I’ve got a membership to a private torrent site that uses cookies for authentication. Their RSS feed isn’t parseable by Sonarr so I’ve written a small rewriting proxy to fix it up. Sonarr now is able to get the feed, parse releases, and grab them with no problem.
Unfortunately, it looks like it might not be properly parsing the downloaded torrent file.
I can’t upload the exact torrent because I’m not interested in leaking the tracker or DNS of the site, but here’s a very lightly modified version of the .torrent file: modified.torrent
Any thoughts? Deluge opens & parses both the original .torrent and the modified one fine, so they seem to be correct at least superficially.
Its possible and likely that the torrent isn’t making it to Sonarr so it fails to parse, perhaps its downloading a webpage due to the cookie authentication required.
Nope, not in Jackett. I looked at how hard it would be to add it and it was more than I was willing to deal with especially since I can’t share it. Much faster for me to put together a rewriting proxy in Node.JS.
When Sonarr couldn’t download the file it said so in the log.
I am having to rewrite the RSS feed so that all the download links go through the proxy, otherwise Sonarr doesn’t seem to properly pass the cookie value configured in the UI. I tested downloading a torrent via the proxy using my browser w/o issue though so it appears to work.
The cookie is likely only passed in the RSS request because the proxy has a different address than the request to download the torrent, sounds like proxying the downloads through your proxy makes the most sense.
Cool, glad that doesn’t sound crazy. Any way of knowing what exactly is causing the torrent parser in Sonarr to barf?
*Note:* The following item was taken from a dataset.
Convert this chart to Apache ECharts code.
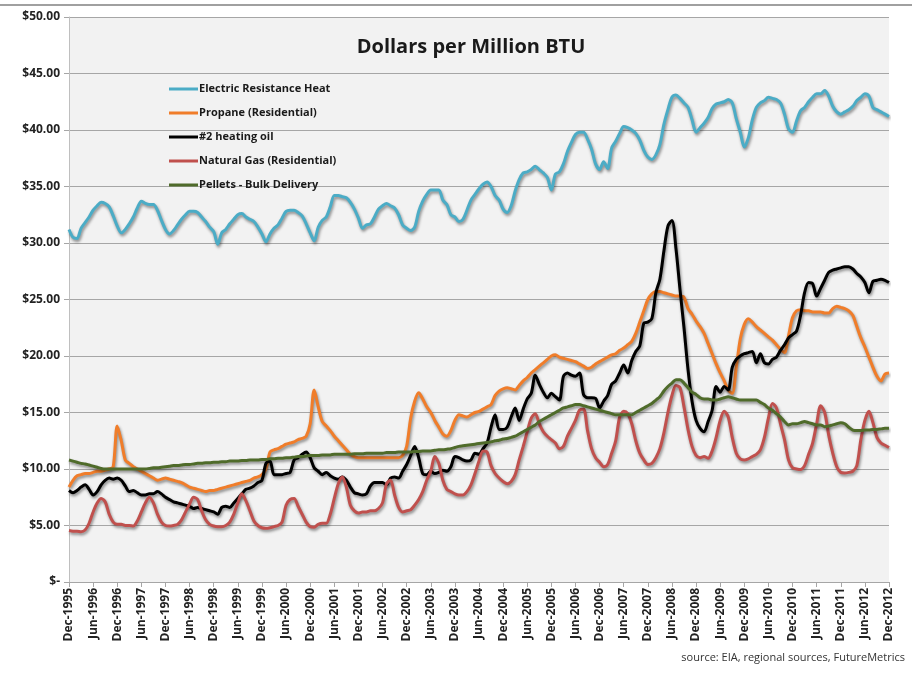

I mean I can read the log but I don’t know that package at all so it’s not giving me any obvious clues.
In this case: https://github.com/Sonarr/Sonarr/issues/799 we were seeing it because torcache was returning an HTML page instead of a torrent file, the easiest way to see the content that Sonarr is getting back would be to debug in in Visual Studio and check the content out for yourself.